Fed Cuts Key Interest Rate by Quarter-Point

The Federal Reserve cut a key interest rate by a quarter-percentage point Tuesday to 4.25 percent in an effort to buoy a U.S. economy battered by tighter credit and a continuing mortgage crisis.

The third cut in as many months was widely expected, and is seen as an effort by the central bank to head off a recession by freeing up credit and reassuring wary consumers, many of whom are carrying considerable credit-card debt.

Fed officials signaled that further cuts are possible if a severe downturn in housing and a crisis in mortgage lending get worse.

The move was expected to prompt commercial banks to trim their prime lending rate, which would reduce the benchmark rate for millions of consumer and business loans to 7.25 percent.

In addition to cutting the funds rate, the Fed announced it was reducing its discount rate, the interest it charges to make direct loans to banks, by a quarter-point, as well, to 4.75 percent. This reduction was aimed at encouraging banks to borrow more freely from the Fed rather than severely tightening credit.

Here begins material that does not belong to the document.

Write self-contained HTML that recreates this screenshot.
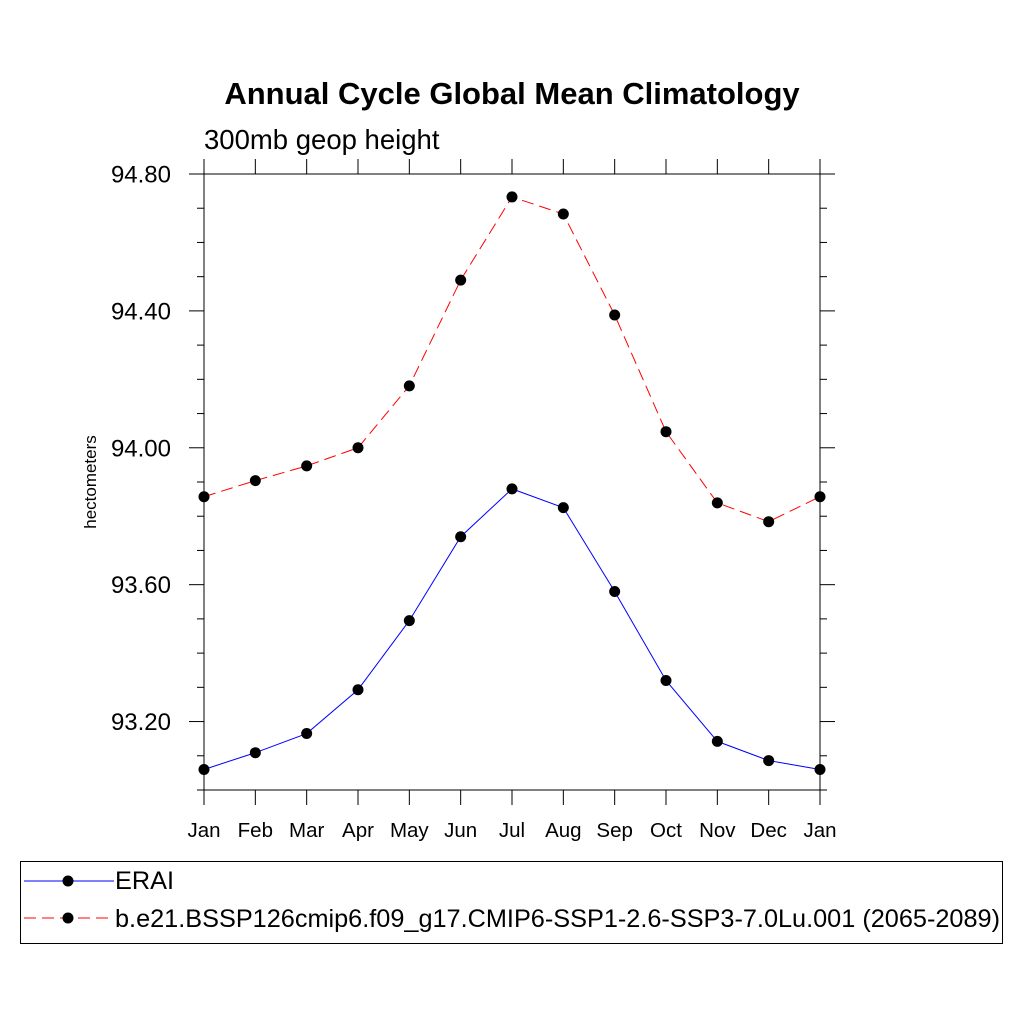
<!DOCTYPE html>
<html><head><meta charset="utf-8"><style>
body{margin:0;background:#fff}
svg text{font-family:"Liberation Sans",Helvetica,sans-serif;fill:#000}
</style></head><body>
<svg id="c" width="1024" height="1024" viewBox="0 0 1024 1024">
<text x="512" y="104" text-anchor="middle" font-size="31" font-weight="bold">Annual Cycle Global Mean Climatology</text>
<text x="204" y="149" font-size="27.5">300mb geop height</text>
<text transform="translate(96,482) rotate(-90)" text-anchor="middle" font-size="17">hectometers</text>
<g id="axes"></g>
<g id="series"></g>
<rect x="20.5" y="861.5" width="982" height="82" fill="none" stroke="#000" stroke-width="1"/>
<g>
<line x1="24" y1="881" x2="114" y2="881" stroke="#00f" stroke-width="1"/>
<circle cx="68" cy="881" r="5.5" fill="#000"/>
<text x="115" y="889" font-size="25" textLength="59" lengthAdjust="spacingAndGlyphs">ERAI</text></g>
<g>
<line x1="24" y1="918" x2="114" y2="918" stroke="#f00" stroke-width="1" stroke-dasharray="12,6"/>
<circle cx="68" cy="918" r="5.5" fill="#000"/>
<text x="115" y="927" font-size="25" textLength="885" lengthAdjust="spacingAndGlyphs">b.e21.BSSP126cmip6.f09_g17.CMIP6-SSP1-2.6-SSP3-7.0Lu.001 (2065-2089)</text></g>
</svg>
<script>
const months=["Jan","Feb","Mar","Apr","May","Jun","Jul","Aug","Sep","Oct","Nov","Dec","Jan"];
const erai=[93.06,93.109,93.165,93.293,93.495,93.74,93.88,93.825,93.58,93.32,93.142,93.086,93.06];
const ssp=[93.857,93.904,93.947,94.0,94.181,94.49,94.733,94.683,94.388,94.047,93.839,93.784,93.857];
const yTicks=[93.2,93.6,94.0,94.4,94.8];
const yTickLabels=["93.20","93.60","94.00","94.40","94.80"];
const X0=204,X1=820,Y0=790,Y1=174,YMIN=93.0,YMAX=94.8;
const NS="http://www.w3.org/2000/svg";
function xs(i){return X0+(X1-X0)*i/(months.length-1);}
function ys(v){return Y0-(v-YMIN)/(YMAX-YMIN)*(Y0-Y1);}
function mk(t,a,p){const e=document.createElementNS(NS,t);for(const k in a)e.setAttribute(k,a[k]);p.appendChild(e);return e;}
const ax=document.getElementById('axes');
const fr=mk('rect',{x:X0,y:Y1,width:X1-X0,height:Y0-Y1,fill:'none',stroke:'#000','stroke-width':1},ax);


months.forEach((m,i)=>{const x=xs(i);
mk('line',{x1:x,y1:Y0,x2:x,y2:Y0+15,stroke:'#000'},ax);
mk('line',{x1:x,y1:Y1,x2:x,y2:Y1-15,stroke:'#000'},ax);
const t=mk('text',{x:x,y:Y0+47,'text-anchor':'middle','font-size':20.5},ax);t.textContent=m;

});
for(let k=0;k<=18;k++){const v=YMIN+k*0.1;const y=ys(v);const major=(k%4==2);const L=major?15:7;
mk('line',{x1:X0-L,y1:y,x2:X0,y2:y,stroke:'#000'},ax);
mk('line',{x1:X1,y1:y,x2:X1+L,y2:y,stroke:'#000'},ax);}
yTicks.forEach((v,i)=>{const t=mk('text',{x:X0-33,y:ys(v)+8.5,'text-anchor':'end','font-size':24},ax);t.textContent=yTickLabels[i];

});
const sg=document.getElementById('series');
function draw(d,col,dash,name){const g=mk('g',{},sg);


mk('polyline',{points:d.map((v,i)=>xs(i)+','+ys(v)).join(' '),fill:'none',stroke:col,'stroke-width':1,'stroke-dasharray':dash},g);
d.forEach((v,i)=>{const c=mk('circle',{cx:xs(i),cy:ys(v),r:5.5,fill:'#000'},g);

});}
draw(erai,'#00f','none','erai-series');
draw(ssp,'#f00','12,6','ssp-series');
</script>
</body></html>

The latest round of cuts began in September in response to severe turbulence in credit markets around the globe as investors reacted to various reports of mounting losses from defaults in subprime mortgages, the latest fallout from the worst slump in the U.S. housing market in more than two decades.

After cutting the funds rate by a half-point on Sept. 11 and a quarter-point on Oct. 31, the central bank indicated that those two reductions might be all that were needed to combat the threat of a recession given that financial markets appeared to be stabilizing.

However, increased market turbulence following the October meeting and growing fears of a recession caused the Fed to do an about-face.